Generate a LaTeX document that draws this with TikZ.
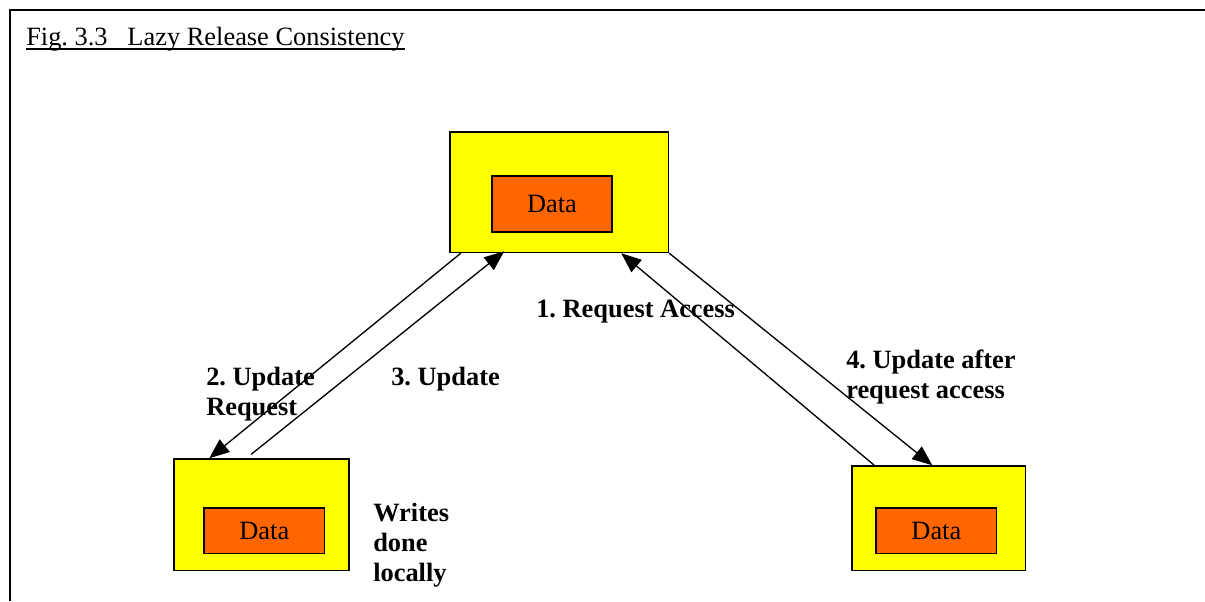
\documentclass[tikz,border=0pt]{standalone}
\usepackage{fontspec}
\setmainfont{Liberation Serif}
\usetikzlibrary{arrows.meta,calc}
\definecolor{holderfill}{HTML}{FFFF00}
\definecolor{datafill}{HTML}{FF6600}
\frenchspacing
\begin{document}
\begin{tikzpicture}[x=0.75pt,y=-0.75pt,
  holder/.style={draw=black,line width=1.1pt,fill=holderfill,inner sep=0pt},
  databox/.style={draw=black,line width=1.1pt,fill=datafill,inner sep=0pt,
    font=\fontsize{19.8pt}{22.5pt}\selectfont},
  lbl/.style={anchor=base west,inner sep=0pt,align=left,
    font=\fontsize{19.8pt}{22.5pt}\selectfont\bfseries},
  flow/.style={line width=1pt,-{Triangle[length=15pt,width=12pt]}}]
\useasboundingbox (0,0) rectangle (1205,601);

% open frame: top and left rules only
\draw[line width=1.5pt] (1205,9.5) -- (9.5,9.5) -- (9.5,601);

% caption
\node[anchor=base west,inner sep=0pt,font=\fontsize{19.8pt}{22.5pt}\selectfont]
  (title) at (26,45) {Fig. 3.3\hspace{0.75em}Lazy Release Consistency};
\draw[line width=1pt] ([yshift=-3pt]title.base west) -- ([yshift=-3pt]title.base east);

% shared copy at the top, local copies below
\node[holder,minimum width=218.5*0.75pt,minimum height=120.5*0.75pt] (top) at (559.25,192.25) {};
\node[databox,minimum width=120*0.75pt,minimum height=56*0.75pt] (topdata) at (552,204) {Data};

\node[holder,minimum width=175*0.75pt,minimum height=111.5*0.75pt] (bl) at (261.5,514.75) {};
\node[databox,minimum width=120.7*0.75pt,minimum height=45.7*0.75pt] (bldata) at (264.35,530.85) {Data};

\node[holder,minimum width=173.7*0.75pt,minimum height=104.7*0.75pt] (br) at (938.85,518.35) {};
\node[databox,minimum width=120.7*0.75pt,minimum height=45.7*0.75pt] (brdata) at (936.35,530.85) {Data};

% message flow
\draw[flow] ($(top.south west)+(11.5,0)$) -- ($(bl.north west)+(36,0)$);
\draw[flow] ($(bl.north west)+(78,-4)$) -- ($(top.south west)+(55,-2)$);
\draw[flow] ($(br.north west)+(23,0)$) -- ($(top.south west)+(172,0)$);
\draw[flow] (top.south east) -- ($(br.north west)+(81,0)$);

% labels (anchored on the baseline of their last line)
\node[lbl] (l1) at (536,317) {1. Request Access};
\node[lbl] (l2) at (206,415) {2. Update\\Request};
\node[lbl] (l3) at (391,385) {3. Update};
\node[lbl] (l4) at (846,398) {4. Update after\\request access};
\node[lbl] (l5) at (373,581) {Writes\\done\\locally};
\end{tikzpicture}
\end{document}
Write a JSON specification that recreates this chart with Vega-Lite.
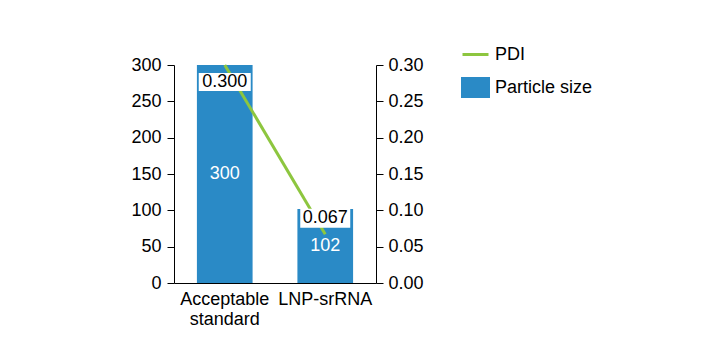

• [Challenge]: Give back each entry exactly as it appears, with no pictures.

• [Correct output]:
Generate a LaTeX document that draws this with TikZ.
\documentclass[tikz,border=0pt]{standalone}
\usepackage{fontspec}
\setmainfont{Liberation Serif}
\usetikzlibrary{arrows.meta,calc}
\definecolor{holderfill}{HTML}{FFFF00}
\definecolor{datafill}{HTML}{FF6600}
\frenchspacing
\begin{document}
\begin{tikzpicture}[x=0.75pt,y=-0.75pt,
  holder/.style={draw=black,line width=1.1pt,fill=holderfill,inner sep=0pt},
  databox/.style={draw=black,line width=1.1pt,fill=datafill,inner sep=0pt,
    font=\fontsize{19.8pt}{22.5pt}\selectfont},
  lbl/.style={anchor=base west,inner sep=0pt,align=left,
    font=\fontsize{19.8pt}{22.5pt}\selectfont\bfseries},
  flow/.style={line width=1pt,-{Triangle[length=15pt,width=12pt]}}]
\useasboundingbox (0,0) rectangle (1205,601);

% open frame: top and left rules only
\draw[line width=1.5pt] (1205,9.5) -- (9.5,9.5) -- (9.5,601);

% caption
\node[anchor=base west,inner sep=0pt,font=\fontsize{19.8pt}{22.5pt}\selectfont]
  (title) at (26,45) {Fig. 3.3\hspace{0.75em}Lazy Release Consistency};
\draw[line width=1pt] ([yshift=-3pt]title.base west) -- ([yshift=-3pt]title.base east);

% shared copy at the top, local copies below
\node[holder,minimum width=218.5*0.75pt,minimum height=120.5*0.75pt] (top) at (559.25,192.25) {};
\node[databox,minimum width=120*0.75pt,minimum height=56*0.75pt] (topdata) at (552,204) {Data};

\node[holder,minimum width=175*0.75pt,minimum height=111.5*0.75pt] (bl) at (261.5,514.75) {};
\node[databox,minimum width=120.7*0.75pt,minimum height=45.7*0.75pt] (bldata) at (264.35,530.85) {Data};

\node[holder,minimum width=173.7*0.75pt,minimum height=104.7*0.75pt] (br) at (938.85,518.35) {};
\node[databox,minimum width=120.7*0.75pt,minimum height=45.7*0.75pt] (brdata) at (936.35,530.85) {Data};

% message flow
\draw[flow] ($(top.south west)+(11.5,0)$) -- ($(bl.north west)+(36,0)$);
\draw[flow] ($(bl.north west)+(78,-4)$) -- ($(top.south west)+(55,-2)$);
\draw[flow] ($(br.north west)+(23,0)$) -- ($(top.south west)+(172,0)$);
\draw[flow] (top.south east) -- ($(br.north west)+(81,0)$);

% labels (anchored on the baseline of their last line)
\node[lbl] (l1) at (536,317) {1. Request Access};
\node[lbl] (l2) at (206,415) {2. Update\\Request};
\node[lbl] (l3) at (391,385) {3. Update};
\node[lbl] (l4) at (846,398) {4. Update after\\request access};
\node[lbl] (l5) at (373,581) {Writes\\done\\locally};
\end{tikzpicture}
\end{document}
Write a JSON specification that recreates this chart with Vega-Lite.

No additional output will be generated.